Finalmente, chegou o dia em que consegui convencer malta a fazer o tour de subida do Morro dos Dois Irmãos: na minha ultima manha no Vidigal. Já me encontrava no Vidigal há 5 dias e não conseguia um único aventureiro para tal (o quorum necessário era de apenas 2 pessoas). E, de repente, formava-se um grupo de 4, guiado pelo Pedro, do Porto. A parte física do tour começa próximo do arvorao (onde os moto-taxis nos deixam), sendo a subida do morro de uma inclinação mais do que considerável. Antes da cereja no topo do bolo, parámos em dois spots intermédios, com vistas soberbas sobre a favela da Rocinha e Sao Conrado, respectivamente.

O topo do Morro e' dono de uma vista indescritível, a 360 graus, sobre a cidade maravilhosa. Desde o Corcovado e o Cristo, passando pela Lagoa Rodrigo de Freitas, pelo Maracanã, pelas praias de Copacabana, Ipanema e Leblon, Sao Conrado, (...), enfim, daquelas vistas que, se não travarmos a nossa imaginação, lançamo-nos num belo voo, acreditando que temos asas. E não temos? As vezes, quase sempre, sim!

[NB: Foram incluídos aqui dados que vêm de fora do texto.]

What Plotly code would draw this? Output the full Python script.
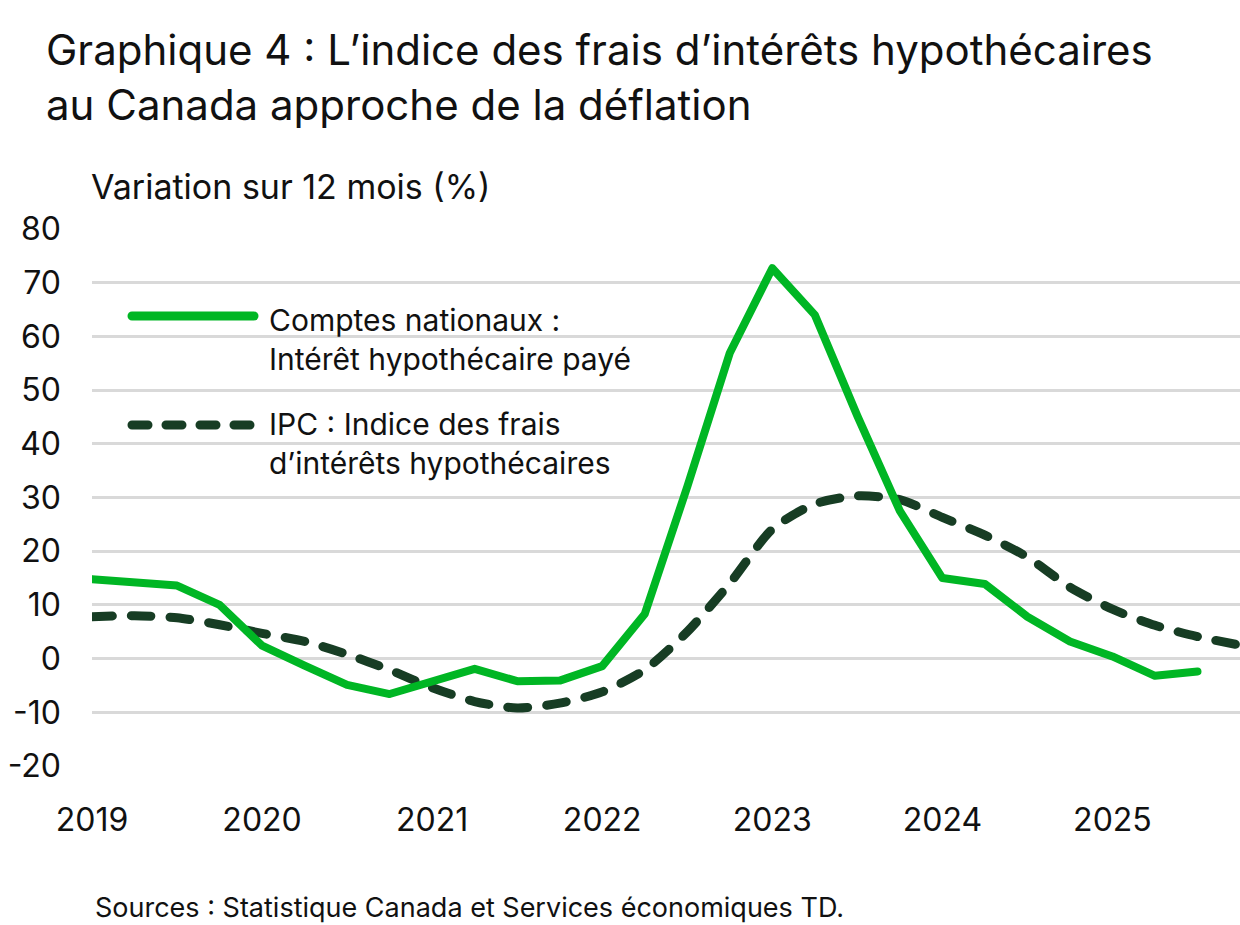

Não podia terminar da melhor forma, a minha curta vivência no Vidigal. O Vidigalbergue destaca-se pelos sócios (Andre e Luis) e pelo staff, sem excepções. O ambiente familiar e descontraído que fazem questão de "impor" no hostel não e' muito usual nos restantes e faz uma diferença enorme aos que por lá passam (e regressam, grande parte das vezes).